Un monito: la comunità cristiana non deve “sedersi”; ogni trionfalismo è quasi sempre un “granchio”. Alla comunità non è dato che «Gesù solo» (v.8) e il suo Vangelo («ascoltatelo», v.7). Ritrovo qui una delle prospettive dell’insegnamento e dell’esperienza di don Giussani. È soltanto a Cristo che la comunità deve saldamente attaccarsi. È solo la sua parola che deve dirigere ogni paura e ogni preoccupazione. Solo così la comunità sarà immunizzata dalle ricorrenti tentazioni di voltare le spalle alla croce e lasciarsi abbagliare da compiacenti, ma estremamente equivoci, sogni di gloria.
Mi piace applicare questo messaggio evangelico anche alle situazioni concrete che appartengono al nostro quotidiano.

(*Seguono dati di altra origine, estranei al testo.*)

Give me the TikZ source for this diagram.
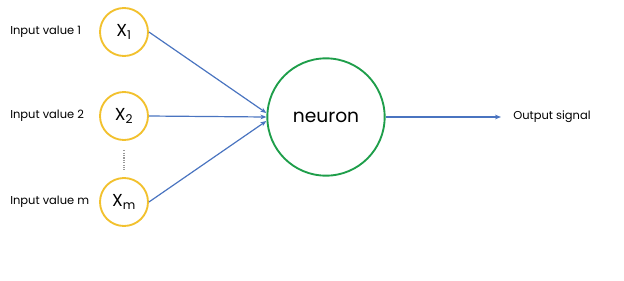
\documentclass[tikz,border=0pt]{standalone}
\usepackage{fontspec}
\setmainfont{Poppins}
\usetikzlibrary{arrows.meta,positioning}
\definecolor{inyellow}{HTML}{F2C12E}
\definecolor{neurgreen}{HTML}{1E9E4A}
\definecolor{linkblue}{HTML}{4A74C0}
\begin{document}
\begin{tikzpicture}[x=0.75pt, y=-0.75pt,
  inputnode/.style={circle, draw=inyellow, line width=1.4pt, fill=white, minimum size=36pt, inner sep=0pt, font=\fontsize{13}{15}\selectfont},
  neuronnode/.style={circle, draw=neurgreen, line width=1.4pt, fill=white, minimum size=88pt, inner sep=0pt, font=\fontsize{14}{16}\selectfont},
  labeltext/.style={anchor=west, inner sep=0pt, font=\fontsize{8.6}{10}\selectfont},
  link/.style={draw=linkblue, line width=0.9pt, -{Stealth[length=4.5pt, width=3.5pt]}}]
\useasboundingbox (0,0) rectangle (624,280);
% inputs
\node[inputnode] (x1) at (124,32) {X\textsubscript{1}};
\node[inputnode] (x2) at (124,116) {X\textsubscript{2}};
\node[inputnode] (xm) at (124,202) {X\textsubscript{m}};
\node[labeltext] (lab1) at (10,32) {Input value 1};
\node[labeltext] (lab2) at (10,116) {Input value 2};
\node[labeltext] (labm) at (10,202) {Input value m};
% neuron and output
\node[neuronnode] (neuron) at (326,117) {neuron};
\coordinate (outend) at (501,117);
\node[labeltext, right=9pt of outend] (outlab) {Output signal};
% connectors
\draw[gray!80, line width=0.8pt, densely dotted] ([yshift=-7pt]x2.south) -- ([yshift=5pt]xm.north);
\draw[link] (x1.east) -- ([yshift=3pt]neuron.west);
\draw[link] (x2.east) -- (neuron.west);
\draw[link] (xm.east) -- ([yshift=-3pt]neuron.west);
\draw[link] (neuron.east) -- (outend);
\end{tikzpicture}
\end{document}
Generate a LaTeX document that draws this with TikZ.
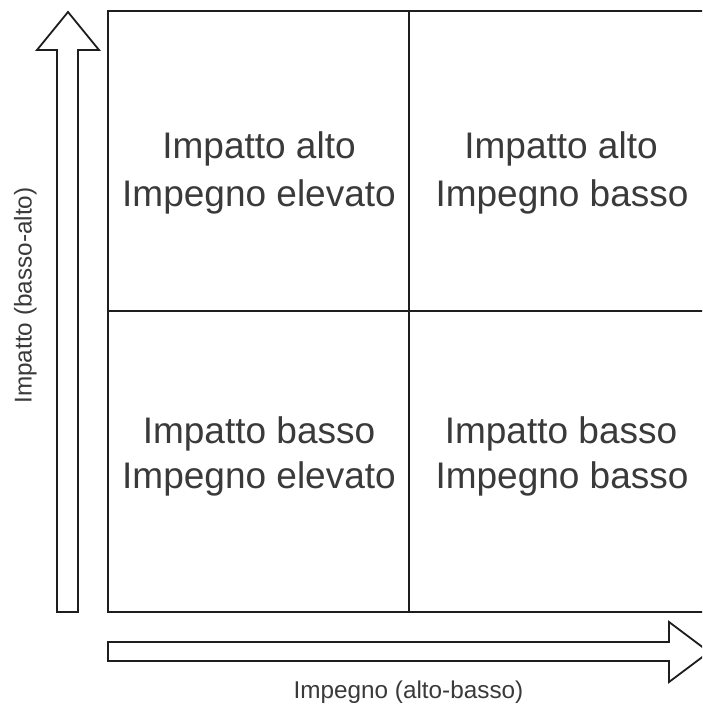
\documentclass[tikz,border=0pt]{standalone}
\usepackage{fontspec}
\setmainfont{Liberation Sans}
\definecolor{linec}{HTML}{1E1E1E}
\definecolor{textc}{HTML}{3A3A3A}
\tikzset{
  gridline/.style={draw=linec, line width=1.8pt},
  bigarrow/.style={draw=linec, line width=1.8pt, fill=white, line join=miter},
  celltext/.style={font=\fontsize{37}{37}\selectfont, text=textc, anchor=base, inner sep=0pt},
  axistext/.style={font=\fontsize{24.3}{24.3}\selectfont, text=textc, anchor=base, inner sep=0pt}
}
\begin{document}
\begin{tikzpicture}[x=1pt,y=-1pt]
\useasboundingbox (0,0) rectangle (702,706);
\clip (0,0) rectangle (702,706);
\fill[white] (0,0) rectangle (702,706);
% grid
\coordinate (tl) at (108,11);
\coordinate (bl) at (108,612);
\draw[gridline] (704,11) -- (tl) -- (bl) -- (704,612);
\draw[gridline] (409,11) -- (409,612);
\draw[gridline] (108,311) -- (704,311);
% vertical arrow
\draw[bigarrow] (57,612) -- (57,50) -- (37,50) -- (68,12) -- (99,50) -- (78,50) -- (78,612) -- cycle;
% horizontal arrow
\draw[bigarrow] (108,642) -- (669,642) -- (669,622) -- (709,652) -- (669,682) -- (669,661) -- (108,661) -- cycle;
% cell texts
\node[celltext] (q1a) at (259,158) {Impatto alto};
\node[celltext] (q1b) at (259,206) {Impegno elevato};
\node[celltext] (q2a) at (561,158) {Impatto alto};
\node[celltext] (q2b) at (562,206) {Impegno basso};
\node[celltext] (q3a) at (259,443) {Impatto basso};
\node[celltext] (q3b) at (259,488) {Impegno elevato};
\node[celltext] (q4a) at (561,443) {Impatto basso};
\node[celltext] (q4b) at (562,488) {Impegno basso};
% axis labels
\node[axistext] (xlab) at (408.5,698) {Impegno (alto-basso)};
\node[axistext, rotate=90] (ylab) at (31.5,295.5) {Impatto (basso-alto)};
\end{tikzpicture}
\end{document}
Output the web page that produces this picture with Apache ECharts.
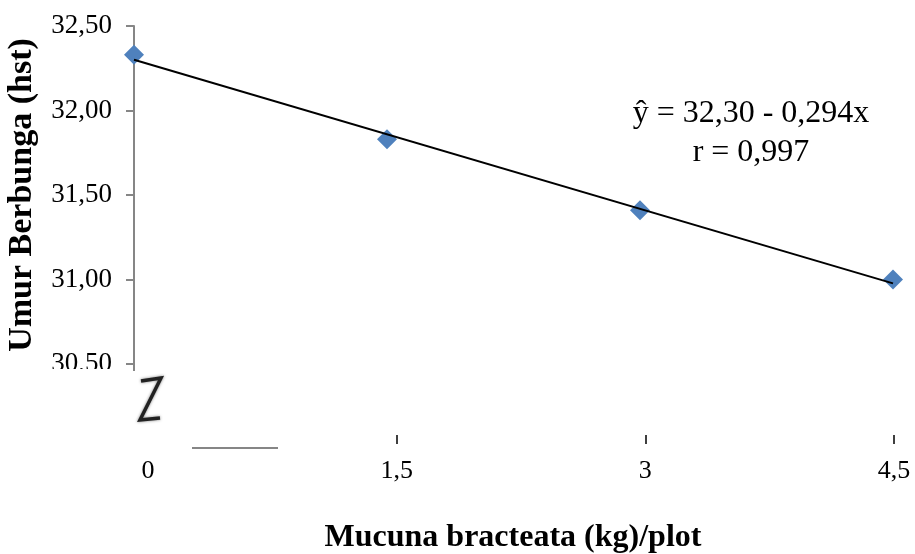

Mi sono appuntato due piccole esperienze personali in cui mi capita di vivere la Trasfigurazione in contesti che non mi aspetto. Accade nell’incontro con le persone. A volte vedo rispetto, cortesia, buona educazione, ma ci sono momenti in cui vedo le persone con occhi nuovi, diversi, ad esempio nella comunicazione di un dolore, in un dialogo schietto… Lasciamoci sorprendere dalla persona che abbiamo di fronte, impariamo a coglierne tutta la ricchezza.
Un’altra esperienza proviene dal mio guardarmi allo specchio: vedo le rughe, le stanchezze… Ma qual è la bellezza vera? La vedo in una vita spesa, offerta, consumata. Prego perché questa settimana sappiamo vivere la Trasfigurazione, ad esempio offrendo un sorriso al posto del broncio e mettendo in rilievo la gioia nella fatica del lavoro. È l’amore che illumina, trasfigura, trasforma tutta la nostra vita.